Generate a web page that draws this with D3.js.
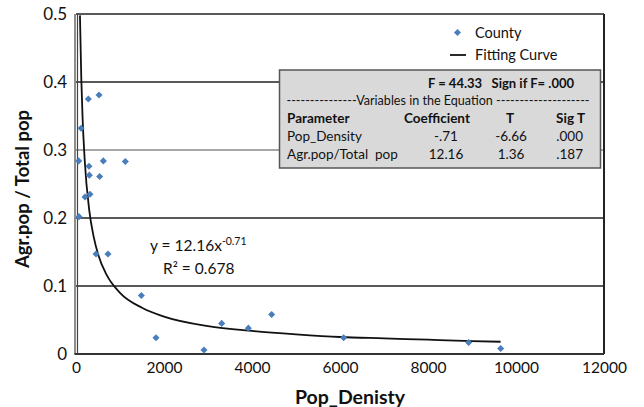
<!DOCTYPE html>
<html>
<head>
<meta charset="utf-8">
<script src="https://cdn.jsdelivr.net/npm/d3@7"></script>
<style>
  body { margin: 0; background: #fff; }
  text { font-family: Lato, "Open Sans", sans-serif; }
</style>
</head>
<body>
<div id="chart"></div>
<script>
let width = 644;
let height = 407;

// county points (Pop_Density, Agr.pop/Total pop)
let countyX = [61, 68, 114, 205, 280, 295, 303, 318, 455, 523, 538, 621, 727, 1121, 1485, 1818, 2909, 3311, 3917, 4447, 6083, 8924, 9652];
let countyY = [0.284, 0.202, 0.332, 0.231, 0.375, 0.276, 0.263, 0.235, 0.147, 0.381, 0.261, 0.284, 0.147, 0.283, 0.086, 0.024, 0.006, 0.045, 0.038, 0.058, 0.024, 0.017, 0.008];

// fitting curve
let curveX = [90, 120, 150, 200, 300, 400, 500, 700, 1000, 1500, 2000, 3000, 4000, 5000, 6000, 7000, 8000, 9000, 9650];
let curveY = [0.498, 0.406, 0.347, 0.283, 0.212, 0.173, 0.147, 0.116, 0.090, 0.068, 0.055, 0.041, 0.034, 0.029, 0.025, 0.023, 0.021, 0.019, 0.018];

let xTicks = [0, 2000, 4000, 6000, 8000, 10000, 12000];
let yTicks = [0, 0.1, 0.2, 0.3, 0.4, 0.5];

let statHeader = ["Parameter", "Coefficient", "T", "Sig T"];
let statRows = [
  ["Pop_Density", "-.71", "-6.66", ".000"],
  ["Agr.pop/Total\u00a0 pop", "12.16", "1.36", ".187"]
];

let svg = d3.select("#chart")
  .append("svg")
  .attr("width", width)
  .attr("height", height);

let x = d3.scaleLinear().domain([0, 12000]).range([76, 604]);
let y = d3.scaleLinear().domain([0, 0.5]).range([354, 14]);

// gridlines
svg.append("g")
  .selectAll("line")
  .data(yTicks.filter(d => d > 0 && d < 0.5))
  .enter()
  .append("line")
  .attr("x1", x(0))
  .attr("x2", x(12000))
  .attr("y1", d => y(d))
  .attr("y2", d => y(d))
  .attr("stroke", d => d == 0.3 ? "#8a8a8a" : "#222")
  .attr("stroke-width", 1.5);

// frame
svg.append("line")
  .attr("x1", x(0)).attr("x2", x(12000))
  .attr("y1", y(0.5)).attr("y2", y(0.5))
  .attr("stroke", "#222").attr("stroke-width", 1.5);
svg.append("line")
  .attr("x1", x(12000)).attr("x2", x(12000))
  .attr("y1", y(0.5)).attr("y2", y(0))
  .attr("stroke", "#222").attr("stroke-width", 2);
svg.append("line")
  .attr("x1", x(0) - 1).attr("x2", x(0) - 1)
  .attr("y1", y(0.5)).attr("y2", y(0))
  .attr("stroke", "#444").attr("stroke-width", 1.2);
svg.append("line")
  .attr("x1", x(0) + 1.5).attr("x2", x(0) + 1.5)
  .attr("y1", y(0.5)).attr("y2", y(0))
  .attr("stroke", "#444").attr("stroke-width", 1.2);
svg.append("line")
  .attr("x1", x(0) - 1.5).attr("x2", x(12000))
  .attr("y1", y(0)).attr("y2", y(0))
  .attr("stroke", "#333").attr("stroke-width", 2);

// axes (labels only)
svg.append("g")
  .attr("transform", `translate(0, ${y(0)})`)
  .call(d3.axisBottom(x).tickValues(xTicks).tickFormat(d3.format("d")).tickSize(0).tickPadding(8))
  .call(g => g.select(".domain").remove())
  .selectAll("text")
  .attr("font-size", 15.5)
  .attr("font-family", "Lato, sans-serif")
  .attr("fill", "#111");

svg.append("g")
  .attr("transform", `translate(${x(0)}, 0)`)
  .call(d3.axisLeft(y).tickValues(yTicks).tickFormat(d => d == 0 ? "0" : d3.format(".1f")(d)).tickSize(0).tickPadding(9))
  .call(g => g.select(".domain").remove())
  .selectAll("text")
  .attr("font-size", 17)
  .attr("font-family", "Lato, sans-serif")
  .attr("fill", "#111");

// fitting curve
let line = d3.line()
  .x(d => x(d[0]))
  .y(d => y(d[1]))
  .curve(d3.curveMonotoneX);

svg.append("path")
  .attr("d", line(curveX.map((d, i) => [d, curveY[i]])))
  .attr("fill", "none")
  .attr("stroke", "#111")
  .attr("stroke-width", 1.8);

// county points
let diamond = d3.symbol().type(d3.symbolDiamond2).size(32);
svg.append("g")
  .selectAll("path")
  .data(countyX.map((d, i) => [d, countyY[i]]))
  .enter()
  .append("path")
  .attr("d", diamond)
  .attr("transform", d => `translate(${x(d[0])}, ${y(d[1])})`)
  .attr("fill", "#4a7ebb");

// legend
svg.append("path")
  .attr("d", diamond)
  .attr("transform", "translate(457.5, 32.5)")
  .attr("fill", "#4a7ebb");
svg.append("text")
  .attr("x", 475).attr("y", 38)
  .attr("font-size", 14.5)
  .attr("fill", "#111")
  .text("County");
svg.append("line")
  .attr("x1", 450).attr("x2", 466)
  .attr("y1", 55).attr("y2", 55)
  .attr("stroke", "#111").attr("stroke-width", 1.8);
svg.append("text")
  .attr("x", 475).attr("y", 60)
  .attr("font-size", 14.5)
  .attr("fill", "#111")
  .text("Fitting Curve");

// statistics box
let box = svg.append("g");
box.append("rect")
  .attr("x", 279.5).attr("y", 70)
  .attr("width", 321).attr("height", 98)
  .attr("fill", "#d9d9d9")
  .attr("stroke", "#555")
  .attr("stroke-width", 1.5);

box.append("text")
  .attr("x", 574).attr("y", 88)
  .attr("text-anchor", "end")
  .attr("font-size", 13)
  .attr("font-weight", "bold")
  .attr("fill", "#111")
  .attr("xml:space", "preserve")
  .text("F = 44.33   Sign if F= .000");

box.append("text")
  .attr("x", 438).attr("y", 105)
  .attr("text-anchor", "middle")
  .attr("font-size", 13)
  .attr("fill", "#111")
  .attr("textLength", 303)
  .attr("lengthAdjust", "spacingAndGlyphs")
  .text("---------------Variables in the Equation --------------------");

let colX = [287, 437, 510, 585];
let colAnchor = ["start", "middle", "middle", "end"];

box.append("g")
  .selectAll("text")
  .data(statHeader)
  .enter()
  .append("text")
  .attr("x", (d, i) => colX[i])
  .attr("y", 123)
  .attr("text-anchor", (d, i) => colAnchor[i])
  .attr("font-size", 13.5)
  .attr("font-weight", "bold")
  .attr("fill", "#111")
  .text(d => d);

statRows.forEach((row, r) => {
  box.append("g")
    .selectAll("text")
    .data(row)
    .enter()
    .append("text")
    .attr("x", (d, i) => i == 1 ? 446 : i == 2 ? 511 : i == 3 ? 583 : colX[i])
    .attr("y", 141 + r * 18)
    .attr("text-anchor", (d, i) => colAnchor[i])
    .attr("font-size", 13.5)
    .attr("fill", "#111")
    .text(d => d);
});

// equation
let eq = svg.append("text")
  .attr("x", 150).attr("y", 251)
  .attr("font-size", 15.5)
  .attr("fill", "#111");
eq.append("tspan").text("y = 12.16x");
eq.append("tspan")
  .attr("dy", -6)
  .attr("font-size", 10.5)
  .text("-0.71");
svg.append("text")
  .attr("x", 163).attr("y", 274)
  .attr("font-size", 15.5)
  .attr("fill", "#111")
  .text("R\u00b2 = 0.678");

// axis titles
svg.append("text")
  .attr("transform", "translate(29, 189) rotate(-90)")
  .attr("text-anchor", "middle")
  .attr("font-size", 18.5)
  .attr("font-weight", "bold")
  .attr("fill", "#111")
  .text("Agr.pop / Total pop");

svg.append("text")
  .attr("x", 350).attr("y", 404)
  .attr("text-anchor", "middle")
  .attr("font-size", 19.5)
  .attr("font-weight", "bold")
  .attr("fill", "#111")
  .text("Pop_Denisty");
</script>
</body>
</html>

────────────────────

* **Exercise requirements**:
Quote, exactly and only, the lines from the first line of the data above through the line containing "0.024, 0.017, 0.008];". The pictures do not belong in it.

* **Reply**:
Generate a web page that draws this with D3.js.
<!DOCTYPE html>
<html>
<head>
<meta charset="utf-8">
<script src="https://cdn.jsdelivr.net/npm/d3@7"></script>
<style>
  body { margin: 0; background: #fff; }
  text { font-family: Lato, "Open Sans", sans-serif; }
</style>
</head>
<body>
<div id="chart"></div>
<script>
let width = 644;
let height = 407;

// county points (Pop_Density, Agr.pop/Total pop)
let countyX = [61, 68, 114, 205, 280, 295, 303, 318, 455, 523, 538, 621, 727, 1121, 1485, 1818, 2909, 3311, 3917, 4447, 6083, 8924, 9652];
let countyY = [0.284, 0.202, 0.332, 0.231, 0.375, 0.276, 0.263, 0.235, 0.147, 0.381, 0.261, 0.284, 0.147, 0.283, 0.086, 0.024, 0.006, 0.045, 0.038, 0.058, 0.024, 0.017, 0.008];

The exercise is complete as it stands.